In 1955 the French, British and American occupation of Germany ended and permission was given to the West German government to re-establish its armed forces. As a result Fürstenfeldbruck Air Base became a joint-use facility with the new West German Air Force in 1957. Joint-use continued with the 7330th FTW (redesignated as the 7367th Fighter Training Group in 1958) until its deactivation in 1960. 

In 1961 the air field was home to 19 units, including Flugzeugführerschule (Flight Training School) "B". In 1964 the Waffenschule der Luftwaffe 50 (Luftwaffe Weapons School or WaSLw-50) moved into Fürstenfeldbruck.

Olympic massacre of 1972.
"Fursty" made world headlines in 1972 when -during the 1972 Olympics- 8 Palestine terrorists took 11 Israeli Olympic team members hostage. After negotiations the terrorists demanded to be brought to Cairo via Munich Riem airport, but they were convinced to take the surviving 9 hostages to Fürstenfeldbruck instead. They were flown to the air base by helicopter, where a Boeing 727 was waiting. At the air base a gunfight erupted, leaving all the hostages and one German police officer dead.

Burnt out Bundesgrenzschutz helicopters on the platform of 'Fursty' after the Olympic massacre in 1972 (tumblr.com).
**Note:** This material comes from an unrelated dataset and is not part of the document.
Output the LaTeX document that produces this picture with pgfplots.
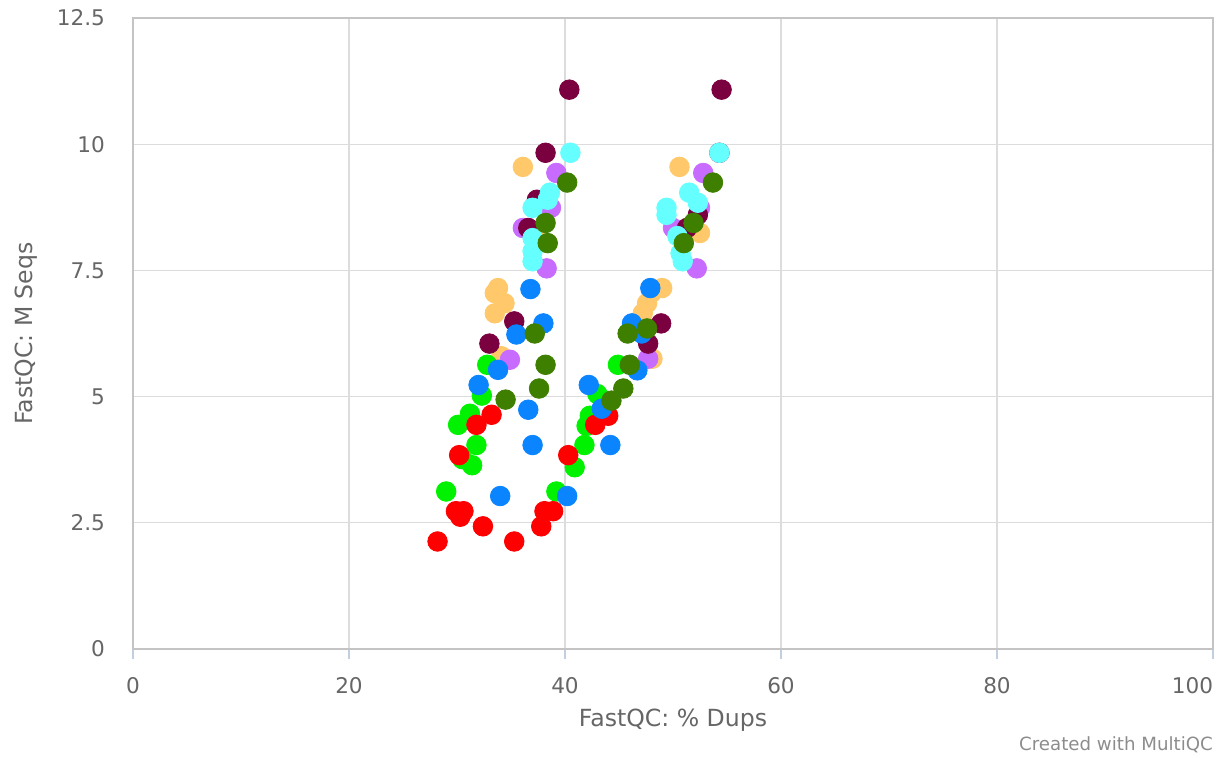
\documentclass[border=0pt]{standalone}
\usepackage{fontspec}
\setmainfont{DejaVu Sans}
\usepackage{pgfplots}
\pgfplotsset{compat=1.18}
\definecolor{cRed}{HTML}{FF0000}
\definecolor{cLime}{HTML}{00F200}
\definecolor{cDGreen}{HTML}{3F7F00}
\definecolor{cPurple}{HTML}{C86BFF}
\definecolor{cMaroon}{HTML}{7B0040}
\definecolor{cPeach}{HTML}{FFC96B}
\definecolor{cBlue}{HTML}{0A84FF}
\definecolor{cCyan}{HTML}{66FFFF}
\definecolor{gridc}{HTML}{DCDCDC}
\definecolor{framec}{HTML}{C4C4C4}
\definecolor{xaxisc}{HTML}{C0D0E0}
\definecolor{txt}{HTML}{666666}
\pgfplotsset{dot/.style={only marks, mark=*, mark size=4.9pt, draw=#1, fill=#1, mark options={draw=#1, fill=#1}}}
\begin{document}
\begin{tikzpicture}
\begin{axis}[
  scale only axis, width=540pt, height=315.5pt,
  xmin=0, xmax=100, ymin=0, ymax=12.5,
  xtick={0,20,40,60,80,100}, ytick={0,2.5,5,7.5,10,12.5},
  yticklabels={0,2.5,5,7.5,10,12.5},
  xticklabel={\ifnum\ticknum=5 \llap{100}\else\pgfmathprintnumber{\tick}\fi},
  /pgf/number format/assume math mode=true,
  ticklabel style={font=\fontsize{10.8}{12}\selectfont, text=txt},
  grid=major, major grid style={gridc, line width=0.6pt},
  axis line style={framec, line width=0.8pt},
  x axis line style={xaxisc},
  xtick style={xaxisc, line width=0.8pt}, ytick style={draw=none},
  major tick length=5pt, xtick pos=bottom, xtick align=outside,
  ytick pos=left,
  xticklabel style={yshift=-5.5pt},
  yticklabel style={xshift=-10.5pt},
  xlabel={FastQC: \% Dups}, ylabel={FastQC: M Seqs},
  label style={font=\fontsize{11.8}{13}\selectfont, text=txt},
  xlabel style={yshift=-1pt},
  ylabel style={yshift=3pt},
  clip=false,
]
% peach
\addplot[dot=cPeach] coordinates {
(36.1,9.55) (33.8,7.15) (33.5,7.05) (34.4,6.85) (33.5,6.65) (34.1,5.8) (37.5,8.24)
(50.6,9.55) (52.5,8.24) (49.0,7.15) (48.0,7.05) (47.6,6.85) (47.2,6.65) (48.1,5.75)
};
% purple
\addplot[dot=cPurple] coordinates {
(34.9,5.73) (39.2,9.43) (38.7,8.74) (36.1,8.34) (38.3,7.54)
(52.8,9.43) (52.5,8.74) (50.0,8.34) (52.2,7.54) (47.7,5.75)
};
% maroon
\addplot[dot=cMaroon] coordinates {
(40.4,11.08) (38.2,9.83) (37.4,8.9) (36.6,8.34) (35.3,6.49) (33.0,6.05)
(54.5,11.08) (54.3,9.83) (52.3,8.6) (51.3,8.34) (48.9,6.45) (47.7,6.05)
};
% cyan
\addplot[dot=cCyan] coordinates {
(40.5,9.83) (38.6,9.04) (38.4,8.9) (37.0,8.74) (37.0,8.14) (37.0,7.88) (37.0,7.68)
(54.3,9.83) (51.5,9.04) (52.3,8.84) (49.4,8.74) (49.4,8.6) (50.4,8.18) (50.7,7.84) (50.9,7.68)
};
% lime
\addplot[dot=cLime] coordinates {
(29.0,3.12) (30.1,4.44) (31.2,4.66) (31.8,4.04) (31.4,3.64) (30.5,3.76) (32.3,5.02) (32.8,5.63)
(39.2,3.12) (40.9,3.60) (41.8,4.04) (42.0,4.42) (42.3,4.62) (43.0,5.05) (44.9,5.63)
};
% red
\addplot[dot=cRed] coordinates {
(28.2,2.13) (29.9,2.73) (30.6,2.73) (30.3,2.62) (32.4,2.43) (35.3,2.13)
(38.1,2.73) (38.9,2.73) (37.8,2.43) (30.2,3.84) (31.8,4.44) (33.2,4.64)
(40.3,3.84) (42.8,4.44) (44.0,4.62)
};
% blue
\addplot[dot=cBlue] coordinates {
(36.8,7.13) (38.0,6.45) (35.5,6.23) (33.8,5.53) (32.0,5.23) (36.6,4.74) (37.0,4.04) (34.0,3.03)
(40.2,3.03) (47.9,7.15) (46.2,6.45) (47.1,6.25) (46.7,5.52) (42.2,5.23) (43.4,4.76) (44.2,4.04)
};
% dark green
\addplot[dot=cDGreen] coordinates {
(34.5,4.94) (37.6,5.16) (38.2,5.63) (37.2,6.25) (40.2,9.24) (38.2,8.44) (38.4,8.04)
(53.7,9.24) (51.9,8.44) (51.0,8.04) (45.8,6.25) (47.6,6.35) (46.0,5.63) (45.4,5.16) (44.3,4.92)
};
\end{axis}
\node[anchor=base east, font=\fontsize{9.1}{10}\selectfont, text=black!45] at (543.5pt,-51pt) {Created with MultiQC};
\pgfresetboundingbox
\path[use as bounding box] (-66.5pt,-54.5pt) rectangle (547pt,324.5pt);
\end{tikzpicture}
\end{document}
In 1978 the WaSLw 50 was renamed Jagdbombergeschwader (Fighter Bomber Wing or JaBoG) 49.  JaBoG49 was disbanded in 1994, whilst the Flight Learning Group Fürstenfeldbruck was set up. In 1997 the latter was disbanded, ending military flying at Fürstenfeldbruck, although the terrain has remained a military domain ever since, because several other Luftwaffe units continue to use it.
For a while the airfield was used by general aviation while a plan was made to reuse the airfield as a full civilian airfield. Politics within Bavaria are hindering the quick redevelopment of the airfield, resulting in the airfield remaining closed by NOTAM indefinately.

22 JUN 08:53 2010 UNTIL PERM.
CREATED: 22 JUN 08:54 2010

Fürstenfeldbruck down runway 27, almost the same direction as the photo above.